Persephone Letter. The Persephone website was hacked just before Christmas & Nicola & her team have taken the opportunity to rethink the website as they put it all back together again. One of her ideas is a new section called Random Commentary (after Dorothy Whipple's book about her life as a writer) which will highlight some of the lesser-known Persephones. This was exactly my idea. The first books I want to reread are Brook Evans by Susan Glaspell, Marjory Fleming by Oriel Malet & Reuben Sachs by Amy Levy. I remember enjoying them very much on first reading but it's more than ten years since I read them & I think it's time to revisit them.
What does this have to do with Sunday Poetry? Several poems from this collection, Consider the Years by Virginia Graham, were featured in those early Quarterlys so I thought, as I'm in a Persephone mood, I'd post a poem or two from the book. The years in question are 1938-1946 & the poems are witty, funny, often quite poignant. One of my favourites is Somewhere in England, published in 1939, full of the spirit of women doing their bit for the war effort on the Home Front.
Somewhere there must be music, and great swags of flowers,
leisured meals lasting for hours,
and smooth green lawns and roses.
Somewhere there must be dogs with velvet noses,
and people lounging in big chairs,
and bees buzzing in the pears.
So short a while, and yet how long,
since I was idling golden days away,
shopping a little and going to the play!
Somewhere the red leaves must be fluttering down,
but I am on my way to Kentish Town
in Mrs Brodie's van,
which has no brakes and rattles like a can.
To-morrow I shall go to Wanstead Flats
with bales of straw, or a cargo of tin-hats,
or ninety mattresses to aid
the nether portions of the Fire Brigade.
Not for me a quiet stroll along the Mall,
I must be off to Woolwich Arsenal
with our Miss West;
and it seems I cannot rest,
there shall be no folding of my feet at all
till I have been to Islington Town Hall
with a buff envelope.
Some day it is my tenderest dearest hope
to have my hair washed, and I
would love to buy
something - anything so long as I could stop
for a moment and look into the window of a shop.

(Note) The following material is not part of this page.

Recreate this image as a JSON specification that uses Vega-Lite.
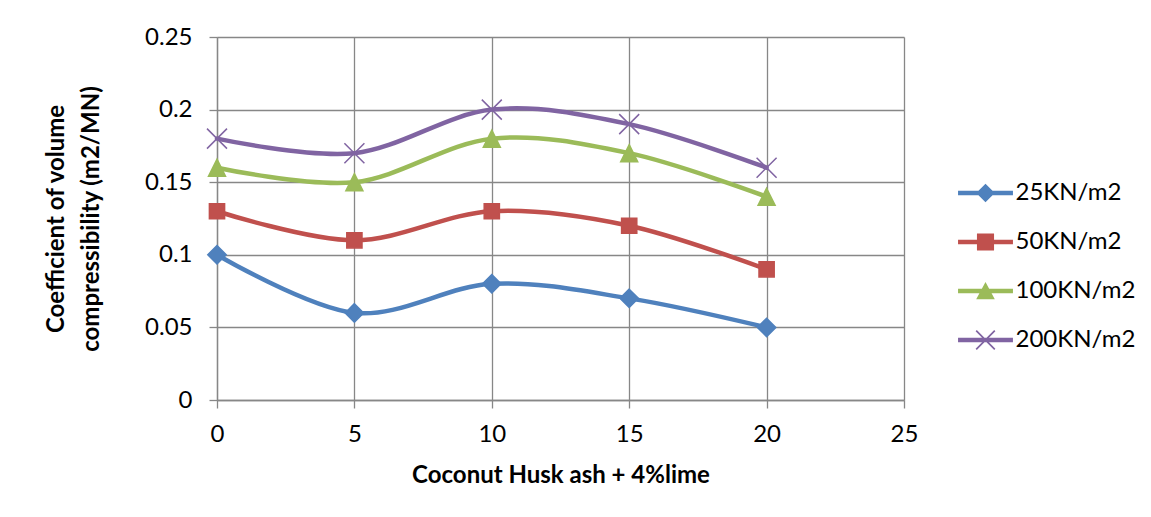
{
  "$schema": "https://vega.github.io/schema/vega-lite/v6.json",
  "width": 687,
  "height": 363,
  "autosize": {"type": "none"},
  "padding": {"left": 217, "top": 37, "right": 247, "bottom": 117},
  "background": "white",
  "config": {"view": {"stroke": null}, "font": "Lato"},
  "data": {
    "values": [
      {"ash": 0, "mv": 0.10, "series": "25KN/m2"},
      {"ash": 5, "mv": 0.06, "series": "25KN/m2"},
      {"ash": 10, "mv": 0.08, "series": "25KN/m2"},
      {"ash": 15, "mv": 0.07, "series": "25KN/m2"},
      {"ash": 20, "mv": 0.05, "series": "25KN/m2"},
      {"ash": 0, "mv": 0.13, "series": "50KN/m2"},
      {"ash": 5, "mv": 0.11, "series": "50KN/m2"},
      {"ash": 10, "mv": 0.13, "series": "50KN/m2"},
      {"ash": 15, "mv": 0.12, "series": "50KN/m2"},
      {"ash": 20, "mv": 0.09, "series": "50KN/m2"},
      {"ash": 0, "mv": 0.16, "series": "100KN/m2"},
      {"ash": 5, "mv": 0.15, "series": "100KN/m2"},
      {"ash": 10, "mv": 0.18, "series": "100KN/m2"},
      {"ash": 15, "mv": 0.17, "series": "100KN/m2"},
      {"ash": 20, "mv": 0.14, "series": "100KN/m2"},
      {"ash": 0, "mv": 0.18, "series": "200KN/m2"},
      {"ash": 5, "mv": 0.17, "series": "200KN/m2"},
      {"ash": 10, "mv": 0.20, "series": "200KN/m2"},
      {"ash": 15, "mv": 0.19, "series": "200KN/m2"},
      {"ash": 20, "mv": 0.16, "series": "200KN/m2"}
    ]
  },
  "encoding": {
    "x": {
      "field": "ash",
      "type": "quantitative",
      "scale": {"domain": [0, 25], "nice": false, "zero": false},
      "axis": {
        "values": [0, 5, 10, 15, 20, 25],
        "title": "Coconut Husk ash + 4%lime",
        "grid": true,
        "gridColor": "#878787",
        "gridOpacity": 1,
        "gridWidth": 1.3,
        "domainColor": "#878787",
        "domainWidth": 1.3,
        "tickColor": "#878787",
        "tickSize": 8,
        "tickWidth": 1.3,
        "labelFont": "Lato",
        "labelFontSize": 24,
        "labelColor": "#000000",
        "labelPadding": 14,
        "labelFlush": false,
        "labelOverlap": false,
        "titleFont": "Lato",
        "titleFontSize": 24,
        "titleFontWeight": "bold",
        "titleColor": "#000000",
        "titlePadding": 17
      }
    },
    "y": {
      "field": "mv",
      "type": "quantitative",
      "scale": {"domain": [0, 0.25], "nice": false},
      "axis": {
        "values": [0, 0.05, 0.1, 0.15, 0.2, 0.25],
        "format": "~g",
        "title": ["Coefficient of volume", "compressibility (m2/MN)"],
        "grid": true,
        "gridColor": "#878787",
        "gridOpacity": 1,
        "gridWidth": 1.3,
        "domainColor": "#878787",
        "domainWidth": 1.3,
        "tickColor": "#878787",
        "tickSize": 8,
        "tickWidth": 1.3,
        "labelFont": "Lato",
        "labelFontSize": 24,
        "labelColor": "#000000",
        "labelPadding": 17,
        "labelFlush": false,
        "labelOverlap": false,
        "titleFont": "Lato",
        "titleFontSize": 24,
        "titleFontWeight": "bold",
        "titleColor": "#000000",
        "titleLineHeight": 35,
        "titlePadding": 41
      }
    }
  },
  "resolve": {"scale": {"color": "independent", "shape": "independent", "fill": "independent", "stroke": "independent"}},
  "layer": [
    {
      "mark": {"type": "line", "interpolate": "cardinal", "strokeWidth": 4.5, "strokeCap": "round", "strokeJoin": "round"},
      "encoding": {
        "color": {
          "field": "series",
          "type": "nominal",
          "scale": {
            "domain": ["25KN/m2", "50KN/m2", "100KN/m2", "200KN/m2"],
            "range": ["#4F81BD", "#C0504D", "#9BBB59", "#8064A2"]
          },
          "legend": null
        }
      }
    },
    {
      "mark": {"type": "point", "filled": true, "opacity": 1, "size": 400, "strokeWidth": 1.5, "strokeOpacity": 1, "fillOpacity": 1},
      "encoding": {
        "fill": {
          "field": "series",
          "type": "nominal",
          "scale": {
            "domain": ["25KN/m2", "50KN/m2", "100KN/m2", "200KN/m2"],
            "range": ["#4F81BD", "#C0504D", "#9BBB59", "#8064A2"]
          },
          "legend": null
        },
        "stroke": {
          "field": "series",
          "type": "nominal",
          "scale": {
            "domain": ["25KN/m2", "50KN/m2", "100KN/m2", "200KN/m2"],
            "range": ["#4F81BD", "#C0504D", "#9BBB59", "#8064A2"]
          },
          "legend": null
        },
        "shape": {
          "field": "series",
          "type": "nominal",
          "scale": {
            "domain": ["25KN/m2", "50KN/m2", "100KN/m2", "200KN/m2"],
            "range": ["M0,-0.92L0.92,0L0,0.92L-0.92,0Z", "M-0.76,-0.76H0.76V0.76H-0.76Z", "M0,-0.85L0.85,0.85L-0.85,0.85Z", "M-1,-1L1,1M-1,1L1,-1"]
          },
          "legend": null
        }
      }
    },
    {
      "mark": {"type": "point", "filled": true, "opacity": 0},
      "encoding": {
        "color": {
          "field": "series",
          "type": "nominal",
          "scale": {
            "domain": ["25KN/m2", "50KN/m2", "100KN/m2", "200KN/m2"],
            "range": ["#4F81BD", "#C0504D", "#9BBB59", "#8064A2"]
          },
          "legend": {
            "orient": "none",
            "legendX": 753.5,
            "legendY": 141,
            "title": null,
            "padding": 0,
            "labelFont": "Lato",
            "labelFontSize": 24,
            "labelColor": "#000000",
            "labelOffset": 15,
            "symbolSize": 900,
            "symbolOpacity": 1,
            "symbolStrokeWidth": 0,
            "rowPadding": 22
          }
        },
        "shape": {
          "field": "series",
          "type": "nominal",
          "scale": {
            "domain": ["25KN/m2", "50KN/m2", "100KN/m2", "200KN/m2"],
            "range": [
              "M-1.83,-0.15H1.83V0.15H-1.83Z M0,-0.62L0.62,0L0,0.62L-0.62,0Z",
              "M-1.83,-0.15H1.83V0.15H-1.83Z M-0.57,-0.57H0.57V0.57H-0.57Z",
              "M-1.83,-0.15H1.83V0.15H-1.83Z M0,-0.6L0.62,0.55L-0.62,0.55Z",
              "M-1.83,-0.15H1.83V0.15H-1.83Z M-0.58,-0.66L0.66,0.58L0.58,0.66L-0.66,-0.58Z M-0.66,0.58L0.58,-0.66L0.66,-0.58L-0.58,0.66Z"
            ]
          },
          "legend": {
            "orient": "none",
            "legendX": 753.5,
            "legendY": 141,
            "title": null,
            "padding": 0,
            "labelFont": "Lato",
            "labelFontSize": 24,
            "labelColor": "#000000",
            "labelOffset": 15,
            "symbolSize": 900,
            "symbolOpacity": 1,
            "symbolStrokeWidth": 0,
            "rowPadding": 22
          }
        }
      }
    }
  ]
}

Somewhere there must be women reading books,
and talking of chicken-rissoles to their cooks;
but every time I try to read The Grapes of Wrath
I am sent forth
on some occupation
apparently immensely vital to the nation.
To my disappointed cook I only say
I shan't need any meals at all to-day.
Somewhere I know they're singing songs of praise
and going happily to matinées
and home to buttered toast,
but I at my post
shall bravely turn my thoughts from such enjoyment.
Ah for the time when, blest with unemployment,
I lived a life of sweet content -
leisured and smug and opulent!
Fear not, Miss Tatham, I am ready as you see,
to go to Romford Hospital or Lea.
Be not dismayed, I will not stray or roam,
Look how I fly to Brookwood Mental Home!
See with what patriotic speed I go
to Poplar, Ealing, Beckenham and Bow!